8.2. Compression by Gathering

To save space in the netCDF file, it may be desirable to eliminate points from data arrays that are invariably missing. Such a compression can operate over one or more adjacent axes, and is accomplished with reference to a list of the points to be stored. The list is constructed by considering a mask array that only includes the axes to be compressed, and then mapping this array onto one dimension without reordering. The list is the set of indices in this one-dimensional mask of the required points. In the compressed array, the axes to be compressed are all replaced by a single axis, whose dimension is the number of wanted points. The wanted points appear along this dimension in the same order they appear in the uncompressed array, with the unwanted points skipped over. Compression and uncompression are executed by looping over the list.

The list is stored as the coordinate variable for the compressed axis of the data array. Thus, the list variable and its dimension have the same name. The list variable has a string attribute compress, containing a blank-separated list of the dimensions which were affected by the compression in the order of the CDL declaration of the uncompressed array. The presence of this attribute identifies the list variable as such. The list, the original dimensions and coordinate variables (including boundary variables), and the compressed variables with all the attributes of the uncompressed variables are written to the netCDF file. The uncompressed variables can be reconstituted exactly as they were using this information.

Example 8.1. Horizontal compression of a three-dimensional array

We eliminate sea points at all depths in a longitude-latitude-depth array of soil temperatures. In this case, only the longitude and latitude axes would be affected by the compression.
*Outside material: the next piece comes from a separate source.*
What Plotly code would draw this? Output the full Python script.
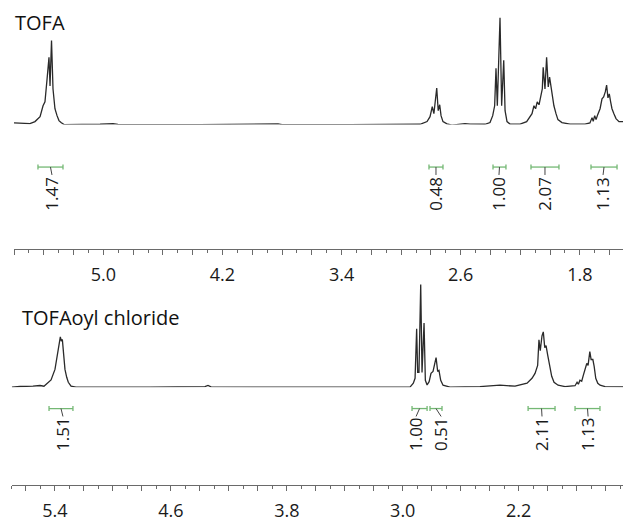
import plotly.graph_objects as go

W, H = 623, 522

# ---------------- data ----------------
# TOFA spectrum: chemical shift (ppm) and relative intensity
tofa_ppm = [5.600, 5.493, 5.459, 5.425, 5.405, 5.392, 5.378, 5.365, 5.358, 5.348, 5.338, 5.331,
            5.325, 5.311, 5.298, 5.284, 5.264, 5.022, 4.935, 4.902, 4.351, 3.827, 3.800, 3.343,
            2.873, 2.826, 2.806, 2.791, 2.780, 2.761, 2.751, 2.741, 2.732, 2.719, 2.692, 2.659,
            2.606, 2.571, 2.537, 2.437, 2.403, 2.385, 2.372, 2.363, 2.354, 2.336, 2.325, 2.311,
            2.302, 2.289, 2.269, 2.201, 2.157, 2.121, 2.108, 2.097, 2.086, 2.074, 2.063, 2.052,
            2.046, 2.034, 2.023, 2.012, 2.003, 1.994, 1.985, 1.974, 1.960, 1.947, 1.920, 1.866,
            1.765, 1.732, 1.718, 1.710, 1.700, 1.691, 1.680, 1.664, 1.651, 1.640, 1.629, 1.620,
            1.611, 1.602, 1.593, 1.584, 1.571, 1.557, 1.537, 1.510]
tofa_int = [1.7, 1.0, 3.0, 8.0, 19, 23, 46, 68, 39, 85, 36, 26,
            16, 9, 4, 2, 0, 0.3, 0.8, 0.2, 0, 0.6, 0, 0,
            0.3, 3, 8, 18, 11, 37, 14, 20, 9, 3, 0.7, -0.5,
            0.3, 1.0, 0.5, 0.3, 2, 9, 19, 57, 19, 108, 19, 65,
            14, 3, 0.5, 0.5, 3, 11, 19, 16, 23, 20, 28, 36,
            58, 36, 68, 38, 48, 38, 33, 19, 11, 5, 2, 0.5,
            0.5, 1.7, 7, 3.3, 9, 5, 10, 16, 26, 28, 33, 40,
            27, 31, 23, 16, 11, 6, 3, 3]

# TOFAoyl chloride spectrum
tcl_ppm = [5.697, 5.641, 5.552, 5.503, 5.476, 5.455, 5.427, 5.400, 5.386, 5.372, 5.363, 5.356,
           5.349, 5.340, 5.331, 5.319, 5.308, 5.289, 5.255, 4.744, 4.365, 4.344, 4.323, 3.709,
           2.950, 2.927, 2.915, 2.904, 2.897, 2.888, 2.876, 2.867, 2.853, 2.844, 2.832, 2.818,
           2.805, 2.791, 2.782, 2.770, 2.759, 2.750, 2.738, 2.722, 2.674, 2.467, 2.329, 2.225,
           2.142, 2.108, 2.087, 2.069, 2.060, 2.051, 2.039, 2.030, 2.020, 2.011, 1.999, 1.988,
           1.972, 1.956, 1.928, 1.880, 1.811, 1.797, 1.788, 1.777, 1.765, 1.754, 1.742, 1.730,
           1.721, 1.709, 1.700, 1.688, 1.679, 1.668, 1.654, 1.638, 1.604, 1.480]
tcl_int = [0, 0.7, 1.0, 1.7, 1.0, 3.7, 7.3, 18, 31.7, 45, 51, 46.7,
           48.3, 33, 18, 10, 5, 1, 0, 0, 0.5, 1.7, 0.3, 0,
           0, 4, 9, 59, 15, 15, 104, 15, 65, 7, 2.3, 5.6,
           14, 16, 22, 30, 16, 17, 7, 2, 0, 0.5, 2, 1,
           4, 9, 14, 22, 48, 37, 52, 56, 40, 42, 32, 22,
           11, 5, 2, 0.5, 1.5, 5, 3, 7, 6, 12, 17, 24,
           22, 36, 28, 28, 21, 9, 4, 2, 0.5, 0.3]

# Integral regions: start ppm, end ppm, label ppm, value
tofa_int_start = [5.439, 2.813, 2.383, 2.128, 1.725]
tofa_int_end = [5.271, 2.719, 2.296, 1.940, 1.550]
tofa_int_label = [5.345, 2.766, 2.343, 2.034, 1.644]
tofa_int_value = ["1.47", "0.48", "1.00", "2.07", "1.13"]

tcl_int_start = [5.441, 2.936, 2.812, 2.135, 1.811]
tcl_int_end = [5.276, 2.832, 2.729, 1.949, 1.639]
tcl_int_label = [5.345, 2.908, 2.735, 2.039, 1.721]
tcl_int_value = ["1.51", "1.00", "0.51", "2.11", "1.13"]

tofa_tick_labels = ["5.0", "4.2", "3.4", "2.6", "1.8"]
tcl_tick_labels = ["5.4", "4.6", "3.8", "3.0", "2.2"]

titles = ["TOFA", "TOFAoyl chloride"]

# ---------------- layout helpers ----------------
def py(p):  # pixel y -> paper
    return 1 - p / H

FONT = "Open Sans"
LINE = "#2a2a2a"
GREEN = "#74b874"
AX = "#6a6a6a"

fig = go.Figure()
fig.add_trace(go.Scatter(x=tofa_ppm, y=tofa_int, mode="lines", xaxis="x", yaxis="y",
                         line=dict(color=LINE, width=1.3), hoverinfo="skip"))
fig.add_trace(go.Scatter(x=tcl_ppm, y=tcl_int, mode="lines", xaxis="x2", yaxis="y2",
                         line=dict(color=LINE, width=1.3), hoverinfo="skip"))


def make_ticks(lo, hi, labels):
    vals, texts = [], []
    k = int(round(lo * 10))
    while k >= int(round(hi * 10)):
        if k % 2 == 0:
            v = k / 10
            s = f"{v:.1f}"
            vals.append(v)
            texts.append(s if s in labels else "")
        k -= 1
    return vals, texts


def axis_cfg(rng, left_px, axis_px, labels):
    vals, texts = make_ticks(rng[0], rng[1], labels)
    return dict(range=rng, domain=[left_px / W, 1], anchor="free", position=py(axis_px),
                showline=True, linecolor=AX, linewidth=1,
                ticks="outside", ticklen=5, tickcolor=AX, tickwidth=1,
                tickmode="array", tickvals=vals, ticktext=texts,
                minor=dict(dtick=0.1, tick0=0, ticks="outside", ticklen=3, tickcolor=AX, tickwidth=1),
                tickfont=dict(family=FONT, size=18, color="#1a1a1a"),
                ticklabelstandoff=4,
                showgrid=False, zeroline=False, fixedrange=True)


tofa_range = [5.6, 1.51]
tcl_range = [5.7, 1.48]

fig.update_layout(
    width=W, height=H,
    margin=dict(l=0, r=0, t=0, b=0),
    paper_bgcolor="white", plot_bgcolor="rgba(0,0,0,0)",
    showlegend=False,
    xaxis=axis_cfg(tofa_range, 14, 252, tofa_tick_labels),
    xaxis2=axis_cfg(tcl_range, 11.5, 491, tcl_tick_labels),
    yaxis=dict(domain=[py(126), 1], range=[0, 126], visible=False, fixedrange=True),
    yaxis2=dict(domain=[py(391.7), py(270)], range=[0, 121.7], visible=False, fixedrange=True),
)

shapes = []
annotations = []


def add_integrals(xref, starts, ends, labpos, values, y_br, y_lab):
    for s, e, lp, v in zip(starts, ends, labpos, values):
        c = (s + e) / 2
        shapes.append(dict(type="line", xref=xref, yref="paper", x0=s, x1=e,
                           y0=py(y_br), y1=py(y_br), line=dict(color=GREEN, width=1.3)))
        for xe in (s, e):
            shapes.append(dict(type="line", xref=xref, yref="paper", x0=xe, x1=xe,
                               y0=py(y_br - 2.5), y1=py(y_br + 2.5), line=dict(color=GREEN, width=1.3)))
        shapes.append(dict(type="line", xref=xref, yref="paper", x0=c, x1=lp,
                           y0=py(y_br), y1=py(y_br + 8), line=dict(color="#444", width=1)))
        annotations.append(dict(x=lp, y=py(y_lab), xref=xref, yref="paper", text=v,
                                textangle=-90, showarrow=False, xanchor="center", yanchor="middle",
                                font=dict(family=FONT, size=17, color="#1a1a1a")))


add_integrals("x", tofa_int_start, tofa_int_end, tofa_int_label, tofa_int_value, 169, 196)
add_integrals("x2", tcl_int_start, tcl_int_end, tcl_int_label, tcl_int_value, 413.3, 439)

annotations.append(dict(x=13 / W, y=py(23), xref="paper", yref="paper", text=titles[0],
                        showarrow=False, xanchor="left", yanchor="middle",
                        font=dict(family=FONT, size=20, color="#111")))
annotations.append(dict(x=20 / W, y=py(321), xref="paper", yref="paper", text=titles[1],
                        showarrow=False, xanchor="left", yanchor="middle",
                        font=dict(family=FONT, size=20, color="#111")))

fig.update_layout(shapes=shapes, annotations=annotations)
fig.write_html("out.html")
We construct a list landpoint(landpoint) containing the indices of land points.

dimensions:
  lat=73;
  lon=96;
  landpoint=2381;
  depth=4;
variables:
  int landpoint(landpoint);
    landpoint:compress="lat lon";
  float landsoilt(depth,landpoint);
    landsoilt:long_name="soil temperature";
    landsoilt:units="K";
  float depth(depth);
  float lat(lat);
  float lon(lon);
data:
  landpoint=363, 364, 365, ...;

					

Since landpoint(0)=363, for instance, we know that landsoilt(*,0) maps on to point 363 of the original data with dimensions (lat,lon). This corresponds to indices (3,75), i.e., 363 = 3*96 + 75.


Example 8.2. Compression of a three-dimensional field

We compress a longitude-latitude-depth field of ocean salinity by eliminating points below the sea-floor. In this case, all three dimensions are affected by the compression, since there are successively fewer active ocean points at increasing depths.

variables:
  float salinity(time,oceanpoint);
  int oceanpoint(oceanpoint);
    oceanpoint:compress="depth lat lon";
  float depth(depth);
  float lat(lat);
  float lon(lon);
  double time(time);
					

This information implies that the salinity field should be uncompressed to an array with dimensions (depth,lat,lon).